The outpouring of interest the plane received as it traveled from a warehouse in New Jersey, where it was housed for two years, was akin to a World Series parade—except it was held across multiple states. Tens of thousands of people lined up along interstates, highways, bridges, and small-town roads as the plane made the seven-day journey. The wings and tail were removed (they’ll be reattached in coming days) to allow the 120-foot-long fuselage to be transported on a custom-built flatbed pulled by a tractor-trailer. New Jersey–based J. Supor & Son Trucking & Rigging Company donated its services and crew for the arduous and expensive move.

National and international media chronicled the journey; local reporters rushed out when the plane passed through their cities (more than a dozen TV news crews, including one from Japan, were at Saturday’s reception). A Facebook page was set up (facebook.com/ft1549), quickly drawing more than 2,500 fans. Dozens of people posted comments and photos after watching the plane pass through their neighborhoods. Others used Facebook to track the plane so they could greet it.

Denise Lockie was excited to be reunited with the plane, crew, and passengers during the reception. The Staples Advantage executive was returning to Charlotte from a business trip in New York on the day of the “miracle.” She knew she would be attending Saturday’s reception, but she wanted to see the plane sooner, so she and her sister drove up to the Virginia state line Thursday to greet it as it made the final leg of the journey. “That was the most remarkable twenty-four hours of my life,” Lockie says.

The organizers allowed her car to be a part of the convoy of automobiles that followed the plane, and she drove behind it all the way back to Charlotte, arriving here Friday morning. But not before some meet-and-greets at stops along the way. “When people found out I was one of the survivors, I must’ve signed autographs for about four hours.”

No one involved with Flight 1549 has signed more autographs than Sullenberger. He might as well have been a rock star the way people marveled in his presence during the reception. But he tried to blend into the crowd as best he could among the throng of supporters while they noshed on meatballs, vegetable and beef skewers, and mini egg rolls for about an hour before speakers took to the stage. Mayor Anthony Foxx spoke, as did Shawn Dorsch, president of Carolinas Aviation Museum, and representatives from Chartis Aerospace and US Airways who helped bring the plane to Charlotte.

Chartis is an aviation insurance company, and after paying US Airways for its loss, the company essentially owned the plane. Mike Barrett, chief claims officer, says Chartis received seven-figure offers for the plane from all sorts of people, including some who wanted it as a collector’s item and one suitor who wanted to turn it into a diner.

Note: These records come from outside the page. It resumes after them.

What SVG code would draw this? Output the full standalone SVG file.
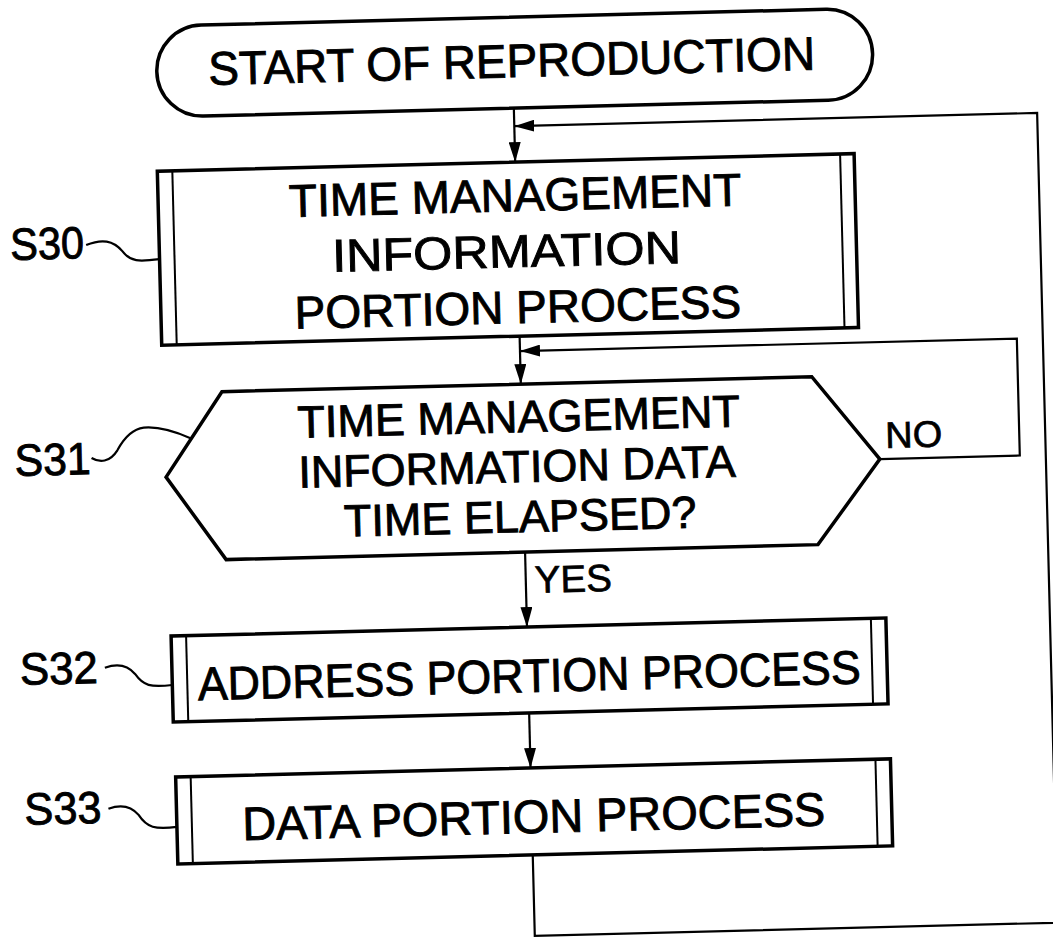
<svg xmlns="http://www.w3.org/2000/svg" width="1053" height="940" viewBox="0 0 1053 940">
<style>
.box{fill:#fff;stroke:#000;stroke-width:3.5}
.inner{stroke:#000;stroke-width:2;fill:none}
.ln{stroke:#000;stroke-width:2.2;fill:none}
.t{font-family:"Liberation Sans",Arial,sans-serif;fill:#000;stroke:#000;stroke-width:0.9;text-anchor:middle}
.lb{font-family:"Liberation Sans",Arial,sans-serif;fill:#000;stroke:#000;stroke-width:0.9;font-size:45px}
.sm{font-family:"Liberation Sans",Arial,sans-serif;fill:#000;stroke:#000;stroke-width:0.7}
</style>
<defs>
<marker id="ah" viewBox="0 0 20 12" refX="20" refY="6" markerWidth="20" markerHeight="12" markerUnits="userSpaceOnUse" orient="auto">
<path d="M0,0 L20,6 L0,12 z" fill="#000"/>
</marker>
</defs>
<rect width="1053" height="940" fill="#fff"/>
<g transform="rotate(-1.45 526 470)">
<g id="connectors">
<line class="ln" x1="523" y1="108" x2="523" y2="162" marker-end="url(#ah)"/>
<line class="ln" x1="523" y1="336" x2="523" y2="384" marker-end="url(#ah)"/>
<line class="ln" x1="523" y1="552" x2="523" y2="627" marker-end="url(#ah)"/>
<line class="ln" x1="523" y1="713" x2="523" y2="768" marker-end="url(#ah)"/>
<polyline class="ln" points="880,468 1020,468 1020,351 523,351" marker-end="url(#ah)"/>
<polyline class="ln" points="523,855 523,936 1046,936 1046,126 523,126" marker-end="url(#ah)"/>
<path class="ln" d="M92,234 C108,228 119,230 128,241 C136,252 144,252 165,250"/>
<path class="ln" d="M92,447 C100,452 110,452 118,440 C126,426 134,419 145,418 C160,417 175,422 192,430"/>
<path class="ln" d="M100,657 C112,653 122,654 130,664 C138,676 145,678 167,676"/>
<path class="ln" d="M100,798 C112,794 122,795 130,805 C138,818 146,820 168,818"/>
</g>
<g id="start">
<rect class="box" x="167" y="17" width="716" height="91" rx="45.5" ry="45.5"/>
<text class="t" x="522" y="77" font-size="47" textLength="607" lengthAdjust="spacingAndGlyphs">START OF REPRODUCTION</text>
</g>
<g id="s30">
<rect class="box" x="165" y="162" width="697" height="174"/>
<line class="inner" x1="180" y1="162" x2="180" y2="336"/>
<line class="inner" x1="848" y1="162" x2="848" y2="336"/>
<text class="t" x="522" y="211" font-size="46">TIME MANAGEMENT</text>
<text class="t" x="512" y="267" font-size="46" textLength="349" lengthAdjust="spacingAndGlyphs">INFORMATION</text>
<text class="t" x="522" y="323" font-size="46">PORTION PROCESS</text>
<text class="lb" x="16" y="247" textLength="74" lengthAdjust="spacingAndGlyphs">S30</text>
</g>
<g id="s31">
<polygon class="box" points="166,468 224,384 814,384 880,468 816,552 224,552"/>
<text class="t" x="520" y="432" font-size="45">TIME MANAGEMENT</text>
<text class="t" x="517" y="482" font-size="45">INFORMATION DATA</text>
<text class="t" x="519" y="532" font-size="45">TIME ELAPSED?</text>
<text class="lb" x="15" y="463" textLength="76" lengthAdjust="spacingAndGlyphs">S31</text>
<text class="sm" x="886" y="457" font-size="37" textLength="57" lengthAdjust="spacingAndGlyphs">NO</text>
<text class="sm" x="532" y="593" font-size="38" textLength="77" lengthAdjust="spacingAndGlyphs">YES</text>
</g>
<g id="s32">
<rect class="box" x="167" y="627" width="715" height="86"/>
<line class="inner" x1="182" y1="627" x2="182" y2="713"/>
<line class="inner" x1="867" y1="627" x2="867" y2="713"/>
<text class="t" x="524" y="692" font-size="47" textLength="663" lengthAdjust="spacingAndGlyphs">ADDRESS PORTION PROCESS</text>
<text class="lb" x="15" y="672" textLength="78" lengthAdjust="spacingAndGlyphs">S32</text>
</g>
<g id="s33">
<rect class="box" x="168" y="768" width="715" height="87"/>
<line class="inner" x1="183" y1="768" x2="183" y2="855"/>
<line class="inner" x1="868" y1="768" x2="868" y2="855"/>
<text class="t" x="525" y="833" font-size="47" textLength="583" lengthAdjust="spacingAndGlyphs">DATA PORTION PROCESS</text>
<text class="lb" x="16" y="812" textLength="77" lengthAdjust="spacingAndGlyphs">S33</text>
</g>
</g>
</svg>
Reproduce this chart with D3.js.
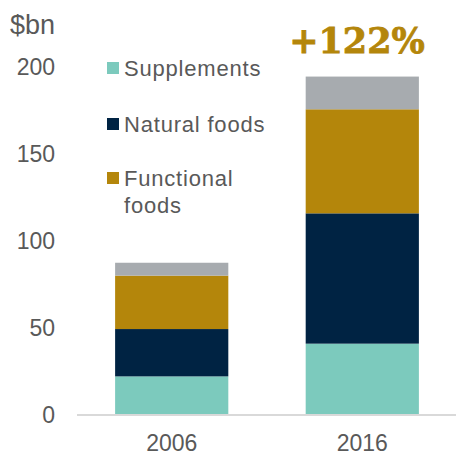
<!DOCTYPE html>
<html>
<head>
<meta charset="utf-8">
<script src="https://cdn.jsdelivr.net/npm/d3@7"></script>
<style>
  html, body { margin: 0; padding: 0; background: #fff; }
  svg { display: block; }
</style>
</head>
<body>
<script>
// Market size by segment, $bn
const years = ["2006", "2016"];
const seriesNames = ["Supplements", "Natural foods", "Functional foods", "Other"];
const supplements = [22.2, 41.0];
const naturalFoods = [27.2, 74.9];
const functionalFoods = [30.7, 59.8];
const other = [7.4, 18.8];
const yTicks = [0, 50, 100, 150, 200];
const legendLabels = [["Supplements"], ["Natural foods"], ["Functional", "foods"]];

const colors = ["#7ccabd", "#002343", "#b4860b", "#a7abaf"];
const textColor = "#595959";

const W = 456, H = 455;
const svg = d3.select("body").append("svg").attr("width", W).attr("height", H);

const rows = years.map((y, i) => ({
  year: y,
  "Supplements": supplements[i],
  "Natural foods": naturalFoods[i],
  "Functional foods": functionalFoods[i],
  "Other": other[i]
}));

const stack = d3.stack().keys(seriesNames)(rows);

const x = d3.scaleBand().domain(years).range([77, 457]).paddingInner(0.406).paddingOuter(0.2);
const y = d3.scaleLinear().domain([0, 200]).range([415, 67]);

// stacked bars
svg.append("g").selectAll("g")
  .data(stack)
  .join("g")
  .attr("fill", (d, i) => colors[i])
  .selectAll("rect")
  .data(d => d)
  .join("rect")
  .attr("x", d => x(d.data.year))
  .attr("width", x.bandwidth())
  .attr("y", d => y(d[1]))
  .attr("height", d => y(d[0]) - y(d[1]));

// baseline
svg.append("line")
  .attr("x1", 77).attr("x2", W)
  .attr("y1", y(0)).attr("y2", y(0))
  .attr("stroke", "#d9d9d9").attr("stroke-width", 2);

// y axis labels
const yAxis = d3.axisLeft(y).tickValues(yTicks).tickSize(0).tickPadding(0);
const yg = svg.append("g").attr("transform", "translate(55,0)").call(yAxis);
yg.select(".domain").remove();
yg.selectAll("text")
  .attr("font-family", "Liberation Sans, Arial, sans-serif")
  .attr("font-size", 23)
  .attr("fill", textColor);

// x axis labels
const xAxis = d3.axisBottom(x).tickSize(0).tickPadding(0);
const xg = svg.append("g").attr("transform", "translate(0,435)").call(xAxis);
xg.select(".domain").remove();
xg.selectAll("text")
  .attr("dy", "0.71em")
  .attr("font-family", "Liberation Sans, Arial, sans-serif")
  .attr("font-size", 23)
  .attr("fill", textColor);

// unit label
svg.append("text")
  .attr("x", 10).attr("y", 34)
  .attr("font-family", "Liberation Sans, Arial, sans-serif")
  .attr("font-size", 27)
  .attr("fill", textColor)
  .text("$bn");

// growth label computed from totals
const totals = rows.map(r => seriesNames.reduce((s, k) => s + r[k], 0));
const growth = Math.round((totals[1] / totals[0] - 1) * 100);
svg.append("text")
  .attr("x", 357)
  .attr("y", 53)
  .attr("text-anchor", "middle")
  .attr("font-family", "DejaVu Serif, serif")
  .attr("font-weight", "bold")
  .attr("font-size", 35)
  .attr("fill", "#b4860b")
  .attr("stroke", "#b4860b")
  .attr("stroke-width", 0.8)
  .text("+" + growth + "%");

// legend
const legendTop = [62, 118, 172];
const leg = svg.append("g");
legendLabels.forEach((lines, i) => {
  leg.append("rect")
    .attr("x", 107).attr("y", legendTop[i])
    .attr("width", 12).attr("height", 12)
    .attr("fill", colors[i]);
  const t = leg.append("text")
    .attr("font-family", "Liberation Sans, Arial, sans-serif")
    .attr("font-size", 22)
    .attr("letter-spacing", 0.8)
    .attr("fill", textColor);
  lines.forEach((s, j) => {
    t.append("tspan").attr("x", 124).attr("y", legendTop[i] + 14 + j * 27).text(s);
  });
});
</script>
</body>
</html>
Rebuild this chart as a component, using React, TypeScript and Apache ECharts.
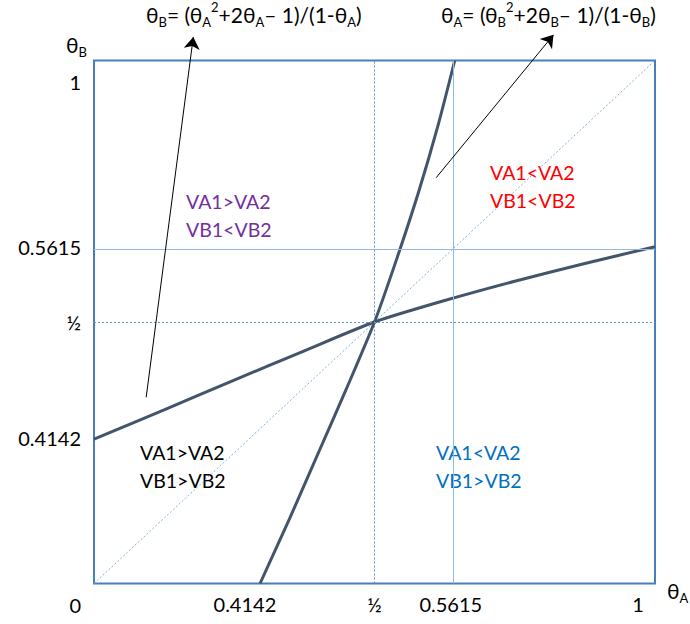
import React, { useEffect, useRef } from "react";
import * as echarts from "echarts";

// Schematic coordinates (0..1 on both axes, as drawn in the reference)
const flatCurveX = [0, 0.125, 0.25, 0.375, 0.5, 0.625, 0.75, 0.875, 1];
const flatCurveY = [0.276, 0.332, 0.389, 0.445, 0.5, 0.541, 0.578, 0.612, 0.644];
const steepCurveX = [0.296, 0.349, 0.4, 0.451, 0.5, 0.541, 0.579, 0.613, 0.643];
const steepCurveY = [0, 0.125, 0.25, 0.375, 0.5, 0.625, 0.75, 0.875, 1];

const diagonalX = [0, 1];
const diagonalY = [0, 1];

const halfValue = 0.5;
const crossValue = 0.644;

const arrowFrom = [
  [0.093, 0.356],
  [0.61, 0.776],
];
const arrowTo = [
  [0.177, 1.045],
  [0.819, 1.049],
];

const xLabelValues = [0.269, 0.5, 0.636, 0.97];
const xLabelTexts = ["0.4142", "½", "0.5615", "1"];
const yLabelValues = [0, 0.278, 0.5, 0.644, 0.959];
const yLabelTexts = ["0", "0.4142", "½", "0.5615", "1"];

const regionLines = [
  ["VA1>VA2", "VB1<VB2"],
  ["VA1<VA2", "VB1<VB2"],
  ["VA1>VA2", "VB1>VB2"],
  ["VA1<VA2", "VB1>VB2"],
];
const regionColors = ["#7030A0", "#FF0000", "#000000", "#0070C0"];

export default function App() {
  const ref = useRef<HTMLDivElement>(null);

  useEffect(() => {
    if (!ref.current) return;
    const chart = echarts.init(ref.current, null, { renderer: "svg" });
    const font = "Lato, 'Open Sans', sans-serif";

    const pick = (vals: number[], texts: string[], v: number) => {
      const i = vals.findIndex((a) => Math.abs(a - v) < 1e-6);
      return i >= 0 ? texts[i] : "";
    };

    const m = { fontSize: 21, lineHeight: 28, verticalAlign: "middle", fontFamily: font, fill: "#000" };
    const s = { fontSize: 13, lineHeight: 13, verticalAlign: "bottom", fontFamily: font, fill: "#000" };
    const p = { fontSize: 13, lineHeight: 13, verticalAlign: "top", fontFamily: font, fill: "#000" };
    const rich = { m, s, p };

    const regionPos = [
      [186, 187],
      [490, 158],
      [140, 438],
      [436, 438],
    ];

    const option: any = {
      animation: false,
      grid: {
        left: 94,
        top: 60.5,
        right: 35,
        bottom: 40.5,
        show: true,
        borderColor: "#4A7EBB",
        borderWidth: 2,
        backgroundColor: "transparent",
      },
      xAxis: {
        type: "value",
        min: 0,
        max: 1,
        axisLine: { show: false },
        axisTick: { show: false },
        splitLine: { show: false },
        axisLabel: {
          customValues: xLabelValues,
          formatter: (v: number) => pick(xLabelValues, xLabelTexts, v),
          margin: 10,
          fontSize: 20,
          fontFamily: font,
          color: "#000",
        },
      },
      yAxis: {
        type: "value",
        min: 0,
        max: 1,
        axisLine: { show: false },
        axisTick: { show: false },
        splitLine: { show: false },
        axisLabel: {
          customValues: yLabelValues,
          formatter: (v: number) => {
            const t = pick(yLabelValues, yLabelTexts, v);
            return v === 0 ? "{o|" + t + "}" : t;
          },
          margin: 13,
          fontSize: 20,
          fontFamily: font,
          color: "#000",
          rich: { o: { padding: [42, 0, 0, 0], fontSize: 20, fontFamily: font, color: "#000" } },
        },
      },
      series: [
        {
          type: "line",
          name: "diagonal",
          data: diagonalX.map((x, i) => [x, diagonalY[i]]),
          symbol: "none",
          silent: true,
          z: 1,
          lineStyle: { color: "#7FB2E5", width: 1, type: [2, 2] },
          markLine: {
            silent: true,
            symbol: "none",
            label: { show: false },
            animation: false,
            data: [
              { xAxis: halfValue, lineStyle: { color: "#5B8CC8", width: 1, type: [2, 2] } },
              { yAxis: halfValue, lineStyle: { color: "#5B9BD5", width: 1, type: [2, 2] } },
              { xAxis: crossValue, lineStyle: { color: "#8DBBE8", width: 1, type: "solid" } },
              { yAxis: crossValue, lineStyle: { color: "#8DBBE8", width: 1, type: "solid" } },
            ],
          },
        },
        {
          type: "line",
          name: "flat",
          data: flatCurveX.map((x, i) => [x, flatCurveY[i]]),
          symbol: "none",
          smooth: 0.25,
          silent: true,
          z: 3,
          lineStyle: { color: "#44546A", width: 3 },
        },
        {
          type: "line",
          name: "steep",
          data: steepCurveX.map((x, i) => [x, steepCurveY[i]]),
          symbol: "none",
          smooth: 0.25,
          silent: true,
          z: 3,
          lineStyle: { color: "#44546A", width: 3 },
        },
        {
          type: "lines",
          coordinateSystem: "cartesian2d",
          clip: false,
          silent: true,
          z: 5,
          symbol: ["none", "arrow"],
          symbolSize: [9, 12],
          lineStyle: { color: "#000", width: 1, opacity: 1 },
          data: arrowFrom.map((f, i) => ({ coords: [f, arrowTo[i]] })),
        },
      ],
      graphic: [
        {
          type: "text",
          x: 146,
          y: 14,
          silent: true,
          style: {
            text: "{m|θ}{s|B}{m|= (θ}{s|A}{p|2}{m|+2θ}{s|A}{m|– 1)/(1-θ}{s|A}{m|)}",
            rich,
            align: "left",
            verticalAlign: "middle",
          },
        },
        {
          type: "text",
          x: 441,
          y: 14,
          silent: true,
          style: {
            text: "{m|θ}{s|A}{m|= (θ}{s|B}{p|2}{m|+2θ}{s|B}{m|– 1)/(1-θ}{s|B}{m|)}",
            rich,
            align: "left",
            verticalAlign: "middle",
          },
        },
        {
          type: "text",
          x: 66,
          y: 44,
          silent: true,
          style: { text: "{m|θ}{s|B}", rich, align: "left", verticalAlign: "middle" },
        },
        {
          type: "text",
          x: 667,
          y: 590,
          silent: true,
          style: { text: "{m|θ}{s|A}", rich, align: "left", verticalAlign: "middle" },
        },
        ...regionLines.map((lines, i) => ({
          type: "text",
          x: regionPos[i][0],
          y: regionPos[i][1],
          silent: true,
          style: {
            text: lines.join("\n"),
            fill: regionColors[i],
            fontSize: 19.5,
            lineHeight: 28,
            fontFamily: font,
            align: "left",
            verticalAlign: "top",
          },
        })),
      ],
    };

    chart.setOption(option);
    return () => chart.dispose();
  }, []);

  return (
    <div
      ref={ref}
      style={{ position: "absolute", left: 0, top: 0, width: 690, height: 624, background: "#fff" }}
    />
  );
}
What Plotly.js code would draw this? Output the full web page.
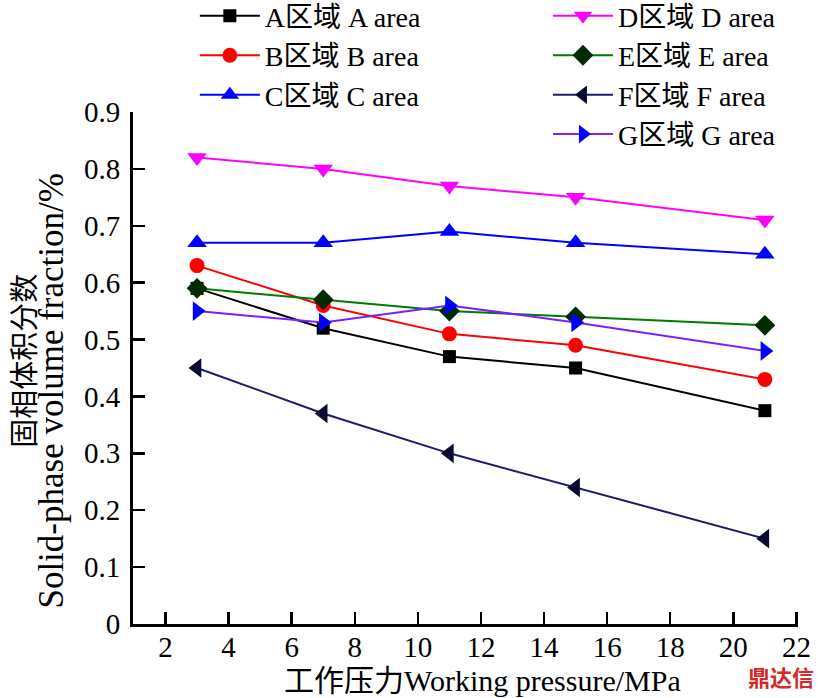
<!DOCTYPE html>
<html>
<head>
<meta charset="utf-8">
<script src="https://cdn.plot.ly/plotly-3.0.1.min.js"></script>
<style>
html,body{margin:0;padding:0;background:#fff;}
#chart{width:823px;height:698px;}
</style>
</head>
<body>
<div id="chart"></div>
<script>
// Working pressure (MPa)
const pressure = [3, 7, 11, 15, 21];

const seriesNames = [
  "A区域 A area", "B区域 B area", "C区域 C area",
  "D区域 D area", "E区域 E area", "F区域 F area", "G区域 G area"
];

// Solid-phase volume fraction values
const areaA = [0.59, 0.52, 0.47, 0.45, 0.375];
const areaB = [0.63, 0.56, 0.51, 0.49, 0.43];
const areaC = [0.67, 0.67, 0.69, 0.67, 0.65];
const areaD = [0.82, 0.80, 0.77, 0.75, 0.71];
const areaE = [0.59, 0.57, 0.55, 0.54, 0.525];
const areaF = [0.45, 0.37, 0.30, 0.24, 0.15];
const areaG = [0.55, 0.53, 0.56, 0.53, 0.48];

const xTicks = [2, 4, 6, 8, 10, 12, 14, 16, 18, 20, 22];
const yTicks = [0, 0.1, 0.2, 0.3, 0.4, 0.5, 0.6, 0.7, 0.8, 0.9];
const yTickText = ["0", "0.1", "0.2", "0.3", "0.4", "0.5", "0.6", "0.7", "0.8", "0.9"];

const FONT = "'Liberation Serif', 'Times New Roman', 'Noto Sans CJK SC', serif";

function tr(name, y, lineColor, markerColor, symbol, size, legend) {
  return {
    x: pressure, y: y, name: name, type: "scatter", mode: "lines+markers",
    line: {color: lineColor, width: 2},
    marker: {color: markerColor, symbol: symbol, size: size, line: {width: 0}},
    legend: legend
  };
}

const data = [
  tr(seriesNames[0], areaA, "#000000", "#000000", "square", 13, "legend"),
  tr(seriesNames[1], areaB, "#ff0000", "#ff0000", "circle", 15, "legend"),
  tr(seriesNames[2], areaC, "#0000ff", "#0000ff", "triangle-up", 17, "legend"),
  tr(seriesNames[3], areaD, "#ff00ff", "#ff00ff", "triangle-down", 17, "legend2"),
  tr(seriesNames[4], areaE, "#007a00", "#002a00", "diamond", 16, "legend2"),
  tr(seriesNames[5], areaF, "#1c1c6a", "#0a0a33", "triangle-left", 17, "legend2"),
  tr(seriesNames[6], areaG, "#7a1fff", "#0000ff", "triangle-right", 17, "legend2")
];

const legendCommon = {
  font: {family: FONT, size: 28, color: "#000"},
  bgcolor: "rgba(0,0,0,0)", borderwidth: 0,
  itemwidth: 60, tracegroupgap: 0, yanchor: "top", xanchor: "left"
};

const layout = {
  width: 823, height: 698,
  margin: {l: 133, r: 25, t: 112, b: 74, autoexpand: false},
  paper_bgcolor: "#fff", plot_bgcolor: "#fff",
  font: {family: FONT, color: "#000"},
  showlegend: true,
  legend: Object.assign({}, legendCommon, {x: 0.093, y: 1.236}),
  legend2: Object.assign({}, legendCommon, {x: 0.624, y: 1.236}),
  xaxis: {
    range: [0.97, 22.05], tickvals: xTicks, ticktext: xTicks.map(String),
    ticks: "inside", ticklen: 12, tickwidth: 2.5, tickcolor: "#000",
    showline: true, linecolor: "#000", linewidth: 3, mirror: false,
    showgrid: false, zeroline: false,
    tickfont: {family: FONT, size: 29, color: "#000"},
    ticklabelstandoff: -5,
    automargin: false
  },
  yaxis: {
    range: [0, 0.9], tickvals: yTicks, ticktext: yTickText,
    ticks: "inside", ticklen: 12, tickwidth: 2.5, tickcolor: "#000",
    showline: true, linecolor: "#000", linewidth: 3, mirror: false,
    showgrid: false, zeroline: false,
    tickfont: {family: FONT, size: 29, color: "#000"},
    ticklabelstandoff: 4,
    automargin: false
  },
  annotations: [
    {text: "工作压力Working pressure/MPa", xref: "paper", yref: "paper",
     x: 0.525, y: -0.11, xanchor: "center", yanchor: "middle", showarrow: false,
     font: {family: FONT, size: 30, color: "#000"}},
    {text: "固相体积分数", xref: "paper", yref: "paper", textangle: -90,
     x: -0.1669, y: 0.514, xanchor: "center", yanchor: "middle", showarrow: false,
     font: {family: "'Noto Sans CJK SC', sans-serif", size: 29, color: "#000"}},
    {text: "Solid-phase volume fraction/%", xref: "paper", yref: "paper", textangle: -90,
     x: -0.1225, y: 0.455, xanchor: "center", yanchor: "middle", showarrow: false,
     font: {family: FONT, size: 35, color: "#000"}},
    {text: "<b>鼎达信</b>", xref: "paper", yref: "paper",
     x: 0.974, y: -0.102, xanchor: "center", yanchor: "middle", showarrow: false,
     font: {family: "'Noto Sans CJK SC', sans-serif", size: 22, color: "#d42a2a"}}
  ]
};

Plotly.newPlot("chart", data, layout, {displayModeBar: false, staticPlot: true});
</script>
</body>
</html>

The company instead donated the plane.

Chartis received seven-figure offers for the plane from all sorts of people, including some who wanted it as a collector’s item and one suitor who wanted to turn it into a diner.

Carolinas Aviation Museum, which was selected to receive the plane over several larger museums across the country, is next to Charlotte Douglas International Airport, the fourth-busiest airport in the country. But the museum has long been a small dot on the city’s radar of tourist attractions. The “Miracle on the Hudson” plane might change that.

“This airplane is going to be the first Airbus in the museum,” Dorsch says. “It’s going to be the newest airplane by about thirty-five years of any museum anywhere in the world. So for us, it’s going to give us a thirty-five-year technological leap over any of our peers in the aviation museum business.”

The museum, which was founded in 1992 and originally housed in a former Southern Airways hangar, moved to a larger, nicer facility in April 2010, which has been more accommodating to its growth. The museum features more than fifty aircraft and a number of smaller historic aviation items from North and South Carolina. Most of the collection consists of historic military aircraft. Several city leaders and boosters in attendance Saturday say the Flight 1549 plane will draw many new visitors to the museum.

“When you see the people this week who lined the highways and bridge overpasses just to see the plane coming in, it gives us another iconic visitor attraction for Charlotte that I think will have a lot of people wanting to come to town to take a look at this plane,” says Tim Newman, CEO of Charlotte Regional Visitors Authority.

Even though the museum is enjoying heavy media coverage now, one has to wonder if its location—away from most of Charlotte’s cultural attractions in uptown—will pose a challenge. But on this evening at least, 200 people came out, paying much more than the museum’s normal $7 to $11 admission.

“There’s something special about this,” Sullenberger says, flanked by his crew and more than a dozen passengers lined up in front of the stage on which he was speaking. “I’m glad it will be displayed intact, and not cut up into scrap or shown only in pieces. I’m glad that people will be able to come here and see it, and if they’re lucky even touch a small piece of it. And perhaps when they do, they will feel some of the things that we have: a sense of gratitude, of wonder, and of hope.”